About this Recipe
By: Vegan Ekasi
- 3 tbsp. coconut oil
- 2 and 1/2 cups chickpea (gram) flour
- 3 cups water
- 2 tsp fine himalayan/sea salt
- 1/4 tsp cayenne pepper
- 1 tsp garlic powder
- 1 tsp apple cider vinegar
- 3 tbsp. nutritional yeast (optional)
- Dash of turmeric & paprika
- 1 and 1/2 cups chopped lightly cooked broccoli
- 7 button mushrooms , finely sliced
- Shredded raw vegetables like kale, spinach: use any veggies you like
- 2 garlic cloves, minced
- 1 med. onion, sliced
- Red and yellow peppers, sliced
- 1 tbsp of fresh herbs/mixed herbs (optional)
- Preheat the oven to 150 degrees Celsius.

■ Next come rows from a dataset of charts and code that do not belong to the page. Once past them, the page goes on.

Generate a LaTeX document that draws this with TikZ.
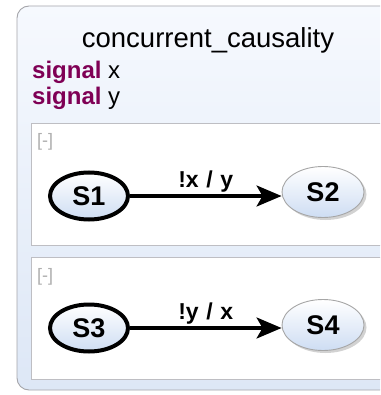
\documentclass[tikz,border=0pt]{standalone}
\usepackage{fontspec}
\setmainfont{Liberation Sans}
\usepackage{tikz}
\usetikzlibrary{shapes, arrows.meta, positioning, shadows}
\definecolor{framefill}{RGB}{221, 231, 246}
\definecolor{frametop}{RGB}{246, 249, 254}
\definecolor{frameline}{RGB}{165, 165, 170}
\definecolor{regionline}{RGB}{190, 190, 195}
\definecolor{statefill}{RGB}{206, 221, 243}
\definecolor{keyword}{RGB}{127, 0, 85}
\definecolor{hidegray}{RGB}{175, 175, 175}
\tikzset{
  region/.style={rectangle, draw=regionline, fill=white, line width=0.9pt, minimum width=370pt, minimum height=122pt, inner sep=0pt},
  state/.style={ellipse, draw=gray!70, line width=0.9pt, top color=white, bottom color=statefill, minimum width=82pt, minimum height=51pt, inner sep=0pt, font=\fontsize{27}{30}\selectfont\bfseries, drop shadow={shadow xshift=2.5pt, shadow yshift=-2.5pt, opacity=0.35}},
  initstate/.style={ellipse, draw=black, line width=4pt, top color=white, bottom color=statefill, minimum width=78pt, minimum height=47pt, inner sep=0pt, font=\fontsize{27}{30}\selectfont\bfseries},
  trans/.style={-{Stealth[length=25pt, width=21pt, inset=6pt]}, line width=3.2pt},
  translabel/.style={font=\fontsize{23}{26}\selectfont\bfseries, inner sep=2pt},
  hidebtn/.style={font=\fontsize{18}{20}\selectfont, text=hidegray, inner sep=0pt, anchor=west}
}
\begin{document}
\begin{tikzpicture}[x=1pt, y=-1pt]
    \useasboundingbox (0,0) rectangle (380,395);
    \clip (0,0) rectangle (380,395);
    % Outer frame
    \node[rectangle, rounded corners=12pt, draw=frameline, line width=0.9pt, top color=frametop, bottom color=framefill, minimum width=400pt, minimum height=384pt, inner sep=0pt] (Frame) at (217,198) {};
    \node[font=\fontsize{27.5}{32}\selectfont] (Title) at (208,40) {concurrent\_causality};
    \node[anchor=west, font=\fontsize{24}{28}\selectfont, inner sep=0pt] (SigX) at (32,72) {\textcolor{keyword}{\bfseries signal} x};
    \node[anchor=west, font=\fontsize{24}{28}\selectfont, inner sep=0pt] (SigY) at (32,98) {\textcolor{keyword}{\bfseries signal} y};

    % Region 1
    \node[region] (RegA) at (216,184) {};
    \node[hidebtn] (HideA) at (37,142) {[-]};
    \node[initstate] (S1) at (89,196) {S1};
    \node[state] (S2) at (323,192) {S2};
    \draw[trans] (S1) -- node[translabel, above] (LabA) {!x\,\,/\,\,y} (S1 -| S2.west);

    % Region 2
    \node[region] (RegB) at (216,318) {};
    \node[hidebtn] (HideB) at (37,277) {[-]};
    \node[initstate] (S3) at (89,328) {S3};
    \node[state] (S4) at (323,325) {S4};
    \draw[trans] (S3) -- node[translabel, above] (LabB) {!y\,\,/\,\,x} (S3 -| S4.west);
\end{tikzpicture}
\end{document}
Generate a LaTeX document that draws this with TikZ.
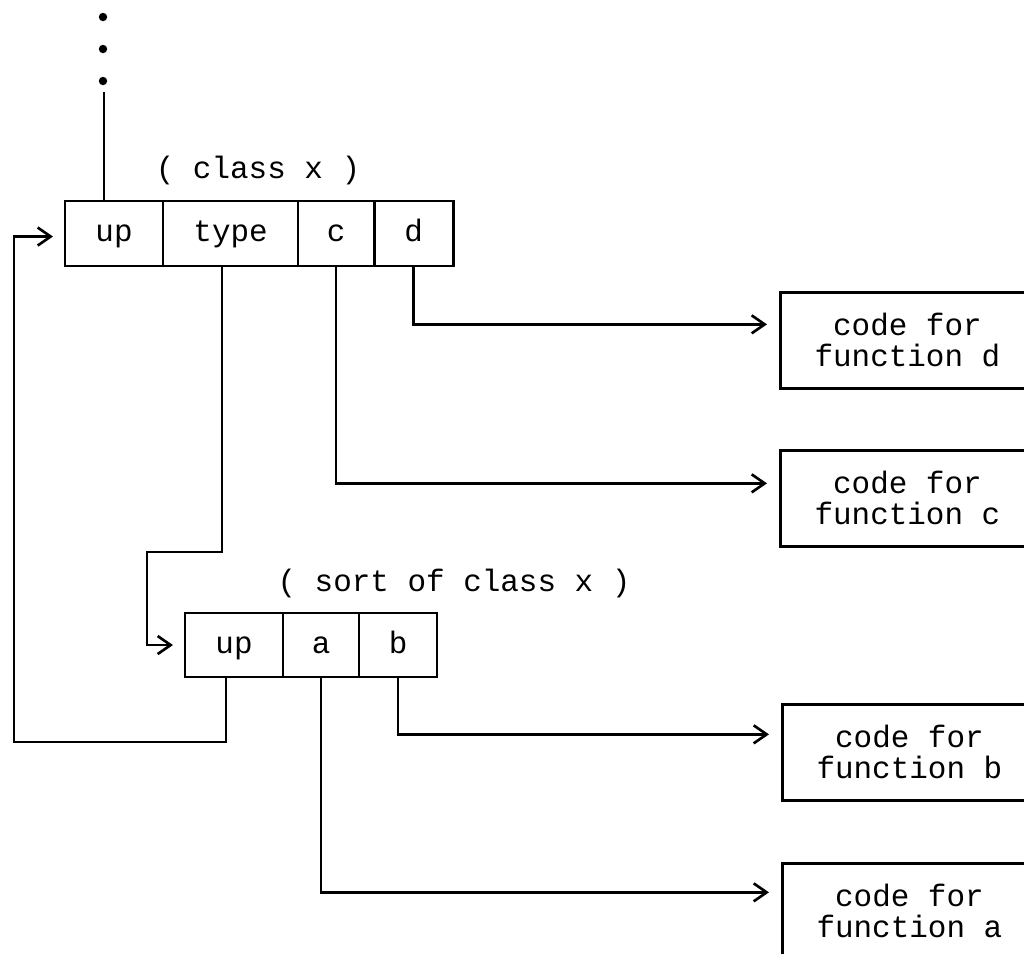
\documentclass[tikz,border=0pt]{standalone}
\usepackage{fontspec}
\setmonofont{Liberation Mono}
\usetikzlibrary{arrows.meta, positioning}
\newcommand{\recfont}{\ttfamily\fontsize{8.8}{8.8}\selectfont}

\begin{document}
\begin{tikzpicture}[x=0.01cm, y=-0.01cm, line width=0.75pt,
      cell/.style={draw, inner sep=0pt, outer sep=0pt, text height=1.55ex,
         text depth=0.45ex, minimum height=0.65cm, font=\recfont},
      codebox/.style={draw, align=center, inner sep=0pt,
         minimum width=2.54cm, minimum height=0.96cm, font=\recfont},
      ptr/.style={-{Straight Barb[length=0.13cm, width=0.18cm]}, shorten >=0.12cm}]
   \useasboundingbox (0,0) rectangle (1024,953);
   \clip (0,0) rectangle (1024,953);
   % Record of class x
   \node[font=\recfont] (xname) at (258,170) {( class x )};
   \node[cell, minimum width=0.98cm, anchor=north west] (xup) at (65,201) {up};
   \node[cell, minimum width=1.35cm, right=0pt of xup] (xtype) {type};
   \node[cell, minimum width=0.76cm, right=0pt of xtype] (xc) {c};
   \node[cell, minimum width=0.79cm, right=0pt of xc] (xd) {d};
   % Record of sort of class x
   \node[font=\recfont] (sname) at (454,583) {( sort of class x )};
   \node[cell, minimum width=0.98cm, minimum height=0.64cm, anchor=north west] (sup) at (185,613) {up};
   \node[cell, minimum width=0.76cm, minimum height=0.64cm, right=0pt of sup] (sa) {a};
   \node[cell, minimum width=0.78cm, minimum height=0.64cm, right=0pt of sa] (sb) {b};
   % Code blocks
   \node[codebox, anchor=north west] (fd) at (779,291) {code for\\function d};
   \node[codebox, anchor=north west] (fc) at (779,449) {code for\\function c};
   \node[codebox, anchor=north west] (fb) at (781,703) {code for\\function b};
   \node[codebox, anchor=north west] (fa) at (781,862) {code for\\function a};
   % Dots above the up field
   \foreach \y in {17,49,81} \fill (103,\y) circle (0.042cm);
   \coordinate (dotsend) at (104,92);
   \draw (dotsend) -- (dotsend |- xup.north);
   % Pointers
   \coordinate (tbend) at (147,552);
   \coordinate (ubend) at (14,742);
   \draw[ptr] ([xshift=-0.085cm]xtype.south) |- (tbend) |- (sup.west);
   \draw[ptr] ([xshift=-0.08cm]sup.south) |- (ubend) |- ([yshift=-0.03cm]xup.west);
   \draw[ptr] (xd.south) |- ([yshift=0.16cm]fd.west);
   \draw[ptr] (xc.south) |- ([yshift=0.15cm]fc.west);
   \draw[ptr] (sb.south) |- ([yshift=0.18cm]fb.west);
   \draw[ptr] (sa.south) |- ([yshift=0.19cm]fa.west);
\end{tikzpicture}
\end{document}
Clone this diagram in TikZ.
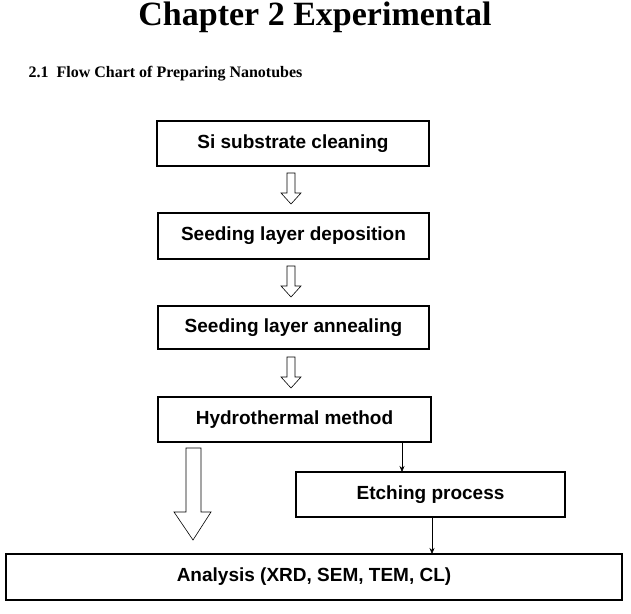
\documentclass[tikz,border=0pt]{standalone}
\usepackage{fontspec}
\usetikzlibrary{arrows.meta}
\setmainfont{Liberation Serif}
\newfontfamily\boxfont{Liberation Sans}
\begin{document}
\begin{tikzpicture}[x=1pt,y=-1pt,
  box/.style={draw,line width=1.2pt,inner sep=0,font=\boxfont\bfseries\fontsize{19}{22}\selectfont},
  thin/.style={-{Stealth[length=6pt,width=5pt]},line width=0.6pt}]
\useasboundingbox (0,0) rectangle (631,613);
\node[font=\bfseries\fontsize{34}{38}\selectfont] (title) at (315,17) {Chapter 2 Experimental};
\node[anchor=west,font=\bfseries\fontsize{16}{18}\selectfont] (sec) at (25,74) {2.1\ \ Flow Chart of Preparing Nanotubes};
\node[box,minimum width=272pt,minimum height=45pt] (a) at (293,143.5) {Si substrate cleaning};
\node[box,minimum width=271pt,minimum height=46pt] (b) at (293.5,236) {Seeding layer deposition};
\node[box,minimum width=271pt,minimum height=43pt] (c) at (293.5,327.5) {Seeding layer annealing};
\node[box,minimum width=273pt,minimum height=45pt] (d) at (294.5,419.5) {Hydrothermal method};
\node[box,minimum width=269pt,minimum height=45pt] (e) at (430.5,494.5) {Etching process};
\node[box,minimum width=616pt,minimum height=46pt] (f) at (314,577) {Analysis (XRD, SEM, TEM, CL)};
\foreach \y in {173,266,357}{
  \draw[line width=0.6pt] (287,\y) -- (295,\y) -- (295,\y+20) -- (301,\y+20) -- (291,\y+31) -- (281,\y+20) -- (287,\y+20) -- cycle;
}
\draw[line width=0.6pt] (186,448) -- (201,448) -- (201,512) -- (211,512) -- (193,540) -- (174,512) -- (186,512) -- cycle;
\coordinate (d1) at (402,442);
\coordinate (e1) at (402,472);
\coordinate (e2) at (432,517);
\coordinate (f1) at (432,554);
\draw[thin] (d1) -- (e1);
\draw[thin] (e2) -- (f1);
\end{tikzpicture}
\end{document}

- Oil a 9 inch baking plate (or large casserole dish) liberally with coconut oil.
- In a large bowl or blender, whisk the flour, water, oil, salt and remaining batter ingredients until blended and smooth.
- Add cooked/raw vegetables in the baking plate/casserole dish and stir well.
- Bake for 30 to 35 minutes until thick and golden brown.
- Cool for 15 minutes. Slice to desired size.
- Serve warm or let them cool completely before serving.